If your wife files bankruptcy, and if she is on the deed to the house, she has to list the house as an asset of hers. It is not an option for her to leave that out. If she fails to disclose her interest in the property she is violating federal law and could suffer serious repercussions. She has a "1/2 interest" in the house. She will not list the mortgage as a liability of hers, but should note in the asset schedule that the house is encumbered by the mortgage and whatever, if any, other liens are on the property. If the value of the house is more than the total of all liens on the property, then there is equity in the property. 1/2 of that equity is hers. She is entitled to a $40,000 homestead exemption that protects the first $40,000 of her 1/2 of the equity from the bankruptcy Trustee. If her 1/2 of the equity is more than $40,000, then she needs to have a serious discussion with a bankruptcy attorney about whether her equity is enough to cause a problem with the house. If there is a lot of equity in the property, there is a potential that the Trustee could put the house up for sale or make an offer for you to buy her 1/2 of the equity.
Idaho is a community property state. If she is filing bankruptcy she should list some ownership interest in the home as well as some liability on the mortgage. Some of this depends on whether you purchased the home together or before you were married (or if the home was a gift). Generally though if you wife is filing bankruptcy the home should be listed and included. Of course, this is all assuming you and your wife live together in the home. The filing of your wife's bankruptcy should not affect the home though if you are current on your payments. All the bankruptcy does is remove her from liability on the home. Your wife has $100,000 she can exempt in equity in the home. There are issues if she is not living in the home as well. There are many variables that can change here, but generally, the home should be listed and should be safe.
I your wife is on the title to the house then she MUST list her ownership interest in her bankruptcy papers. Whether the home will be affected will depend upon how much equity is in the property and which state you live in. She should consult a bankruptcy attorney to assist her in filing her case.
It makes me crazy when people suggest that they can "leave out" property from their bankruptcy filings! Why not "leave out" the million dollars she has sitting in the bank as well? It is the same principal! Bankruptcy law requires that you reveal everything. To fail to do this is a serious criminal offense. What will happen would require more details, so you may want to consult with a bankruptcy lawyer yourself.

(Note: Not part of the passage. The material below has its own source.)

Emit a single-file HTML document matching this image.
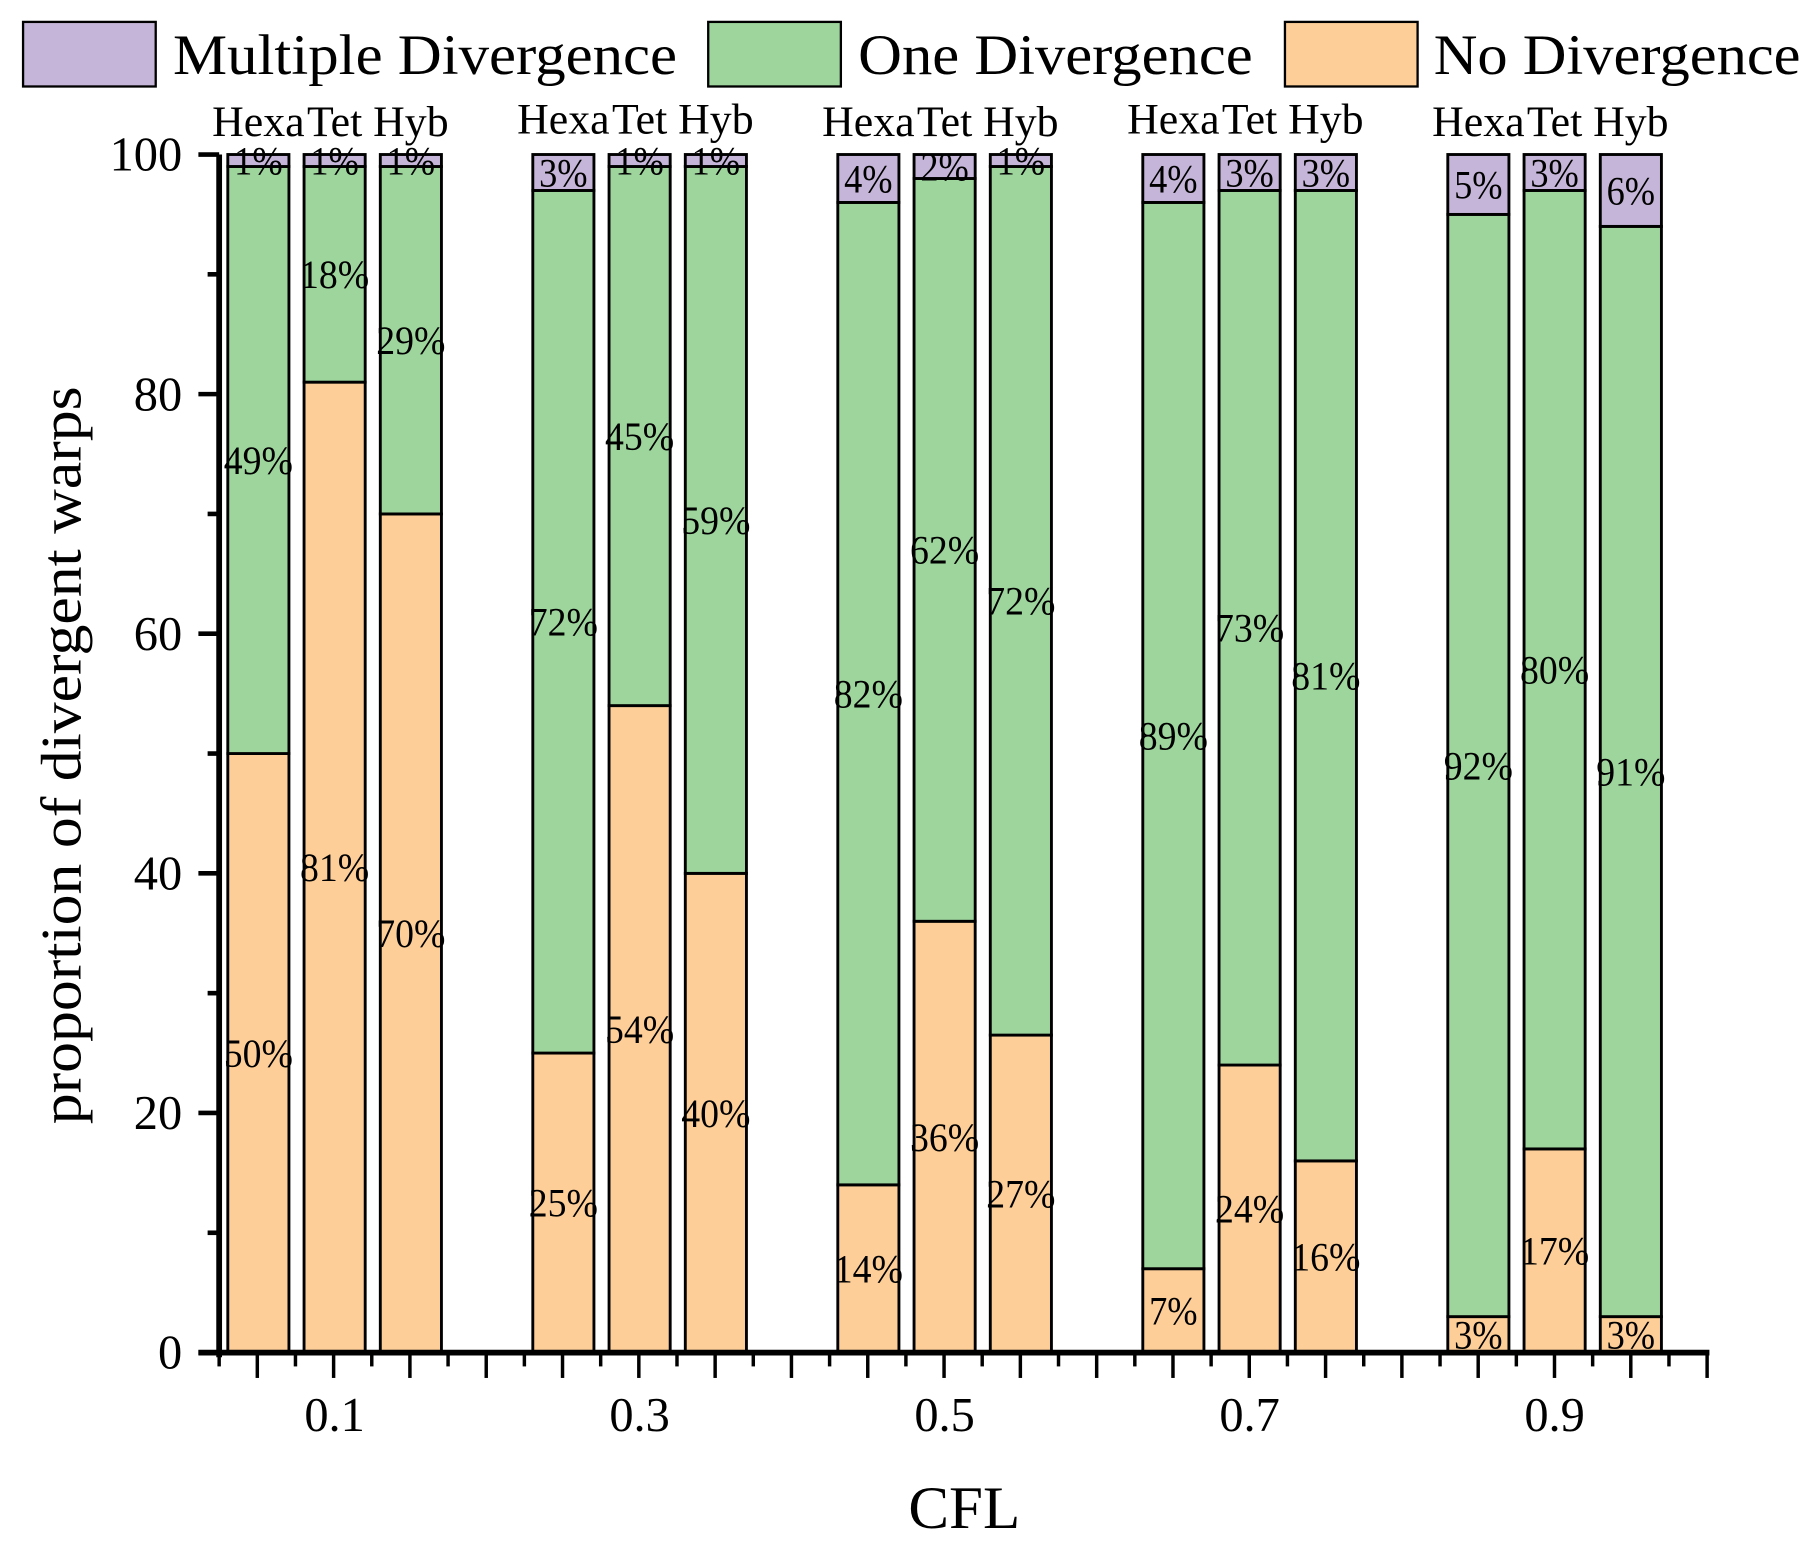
<!DOCTYPE html>
<html><head><meta charset="utf-8"><style>
html,body{margin:0;padding:0;background:#fff;}
svg{display:block;font-family:"Liberation Serif",serif;}
</style></head><body>
<svg id="chart" width="1804" height="1544" viewBox="0 0 1564 1339" preserveAspectRatio="none" xmlns="http://www.w3.org/2000/svg">
<g>
 <rect x="20" y="19" width="115" height="56" fill="#c5b5d8" stroke="#000" stroke-width="2"/>
 <text x="150" y="64" font-size="50" textLength="437" lengthAdjust="spacingAndGlyphs">Multiple Divergence</text>
 <rect x="614" y="19" width="115" height="56" fill="#9dd59d" stroke="#000" stroke-width="2"/>
 <text x="744" y="64" font-size="50" textLength="342" lengthAdjust="spacingAndGlyphs">One Divergence</text>
 <rect x="1114" y="19" width="115" height="56" fill="#fdce98" stroke="#000" stroke-width="2"/>
 <text x="1243" y="64" font-size="50" textLength="318" lengthAdjust="spacingAndGlyphs">No Divergence</text>
</g>
<g id="plot"></g>
<text transform="translate(70,655) rotate(-90)" text-anchor="middle" font-size="50" textLength="640" lengthAdjust="spacingAndGlyphs">proportion of divergent warps</text>
<text x="836" y="1325" text-anchor="middle" font-size="52" textLength="97" lengthAdjust="spacingAndGlyphs">CFL</text>
</svg>
<script>
const cfl = ["0.1","0.3","0.5","0.7","0.9"];
const meshes = ["Hexa","Tet","Hyb"];
const noDiv = [50,81,70, 25,54,40, 14,36,26.5, 7,24,16, 3,17,3];
const oneDiv = [49,18,29, 72,45,59, 82,62,72.5, 89,73,81, 92,80,91];
const multDiv = [1,1,1, 3,1,1, 4,2,1, 4,3,3, 5,3,6];
const noLbl = ["50%","81%","70%","25%","54%","40%","14%","36%","27%","7%","24%","16%","3%","17%","3%"];
const oneLbl = ["49%","18%","29%","72%","45%","59%","82%","62%","72%","89%","73%","81%","92%","80%","91%"];
const multLbl = ["1%","1%","1%","3%","1%","1%","4%","2%","1%","4%","3%","3%","5%","3%","6%"];
const yTicks = [0,20,40,60,80,100];

const NS="http://www.w3.org/2000/svg";
const g=document.getElementById('plot');
const x0=190,x1=1480,yBase=1173,yTop=134;
const y=v=>yBase-(v/100)*(yBase-yTop);
const slot=(1480-224)/19;
const xc=i=>224+(Math.floor(i/3)*4+i%3)*slot;
const bw=53;
function mk(tag,attrs){const e=document.createElementNS(NS,tag);for(const k in attrs)e.setAttribute(k,attrs[k]);g.appendChild(e);return e;}
const colors=["#fdce98","#9dd59d","#c5b5d8"];
const series=[noDiv,oneDiv,multDiv];
const lbls=[noLbl,oneLbl,multLbl];
const names=["no","one","multiple"];
for(let i=0;i<noDiv.length;i++){
  let acc=0;
  for(let s=0;s<3;s++){
    const v=series[s][i];
    const r=mk('rect',{x:xc(i)-bw/2,y:y(acc+v),width:bw,height:y(acc)-y(acc+v),fill:colors[s],stroke:'#000','stroke-width':2.5});
    
    
    const t=mk('text',{x:xc(i),y:y(acc+v/2)+12,'text-anchor':'middle','font-size':35,textLength:lbls[s][i].length>2?60:42,lengthAdjust:'spacingAndGlyphs'});
    t.textContent=lbls[s][i];
    
    
    acc+=v;
  }
  const c=mk('text',{x:xc(i),y:Math.floor(i/3)%2===0?118:116,'text-anchor':'middle','font-size':38});
  c.textContent=meshes[i%3];
  
  
}
const ax=mk('line',{x1:x0,y1:yTop,x2:x0,y2:yBase+4,stroke:'#000','stroke-width':5});


const bx=mk('line',{x1:172,y1:yBase,x2:x1+2,y2:yBase,stroke:'#000','stroke-width':5});


for(let v=0;v<=100;v+=10){
  const tk=mk('line',{x1:v%20===0?172:180,y1:y(v),x2:x0,y2:y(v),stroke:'#000','stroke-width':4});
  
  
}
yTicks.forEach(v=>{
  const t=mk('text',{x:158,y:y(v)+14,'text-anchor':'end','font-size':42});
  t.textContent=v;
  
  
});
for(let k=0;k<=39;k++){
  const xx=x0+k*(x1-x0)/39;
  const long=k%2===1||k===39;
  const tk=mk('line',{x1:xx,y1:yBase,x2:xx,y2:yBase+(long?22:12),stroke:'#000','stroke-width':3});
  
  
}
cfl.forEach((c,j)=>{
  const t=mk('text',{x:xc(j*3+1),y:1241,'text-anchor':'middle','font-size':42});
  t.textContent=c;
  
  
});
</script>
</body></html>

The house will be listed in the bankruptcy as all assets and liabilities must be listed. Whether or not the house will be affected depends on how much equity is in the house and which exemptions your wife will have available to choose from. If there is little or no equity, don't worry about it.
If the house is not listed she would be committing fraud, she may lose her discharge and she may lose the house (and also could go to jail). This does not mean that if she discloses it will be lost. She (and you) may be able to keep it if it can be properly exempted.
See a bankruptcy attorney, the question is going to be dependant on state law. If she is on the title of the house her interest in it will have to be at least disclosed.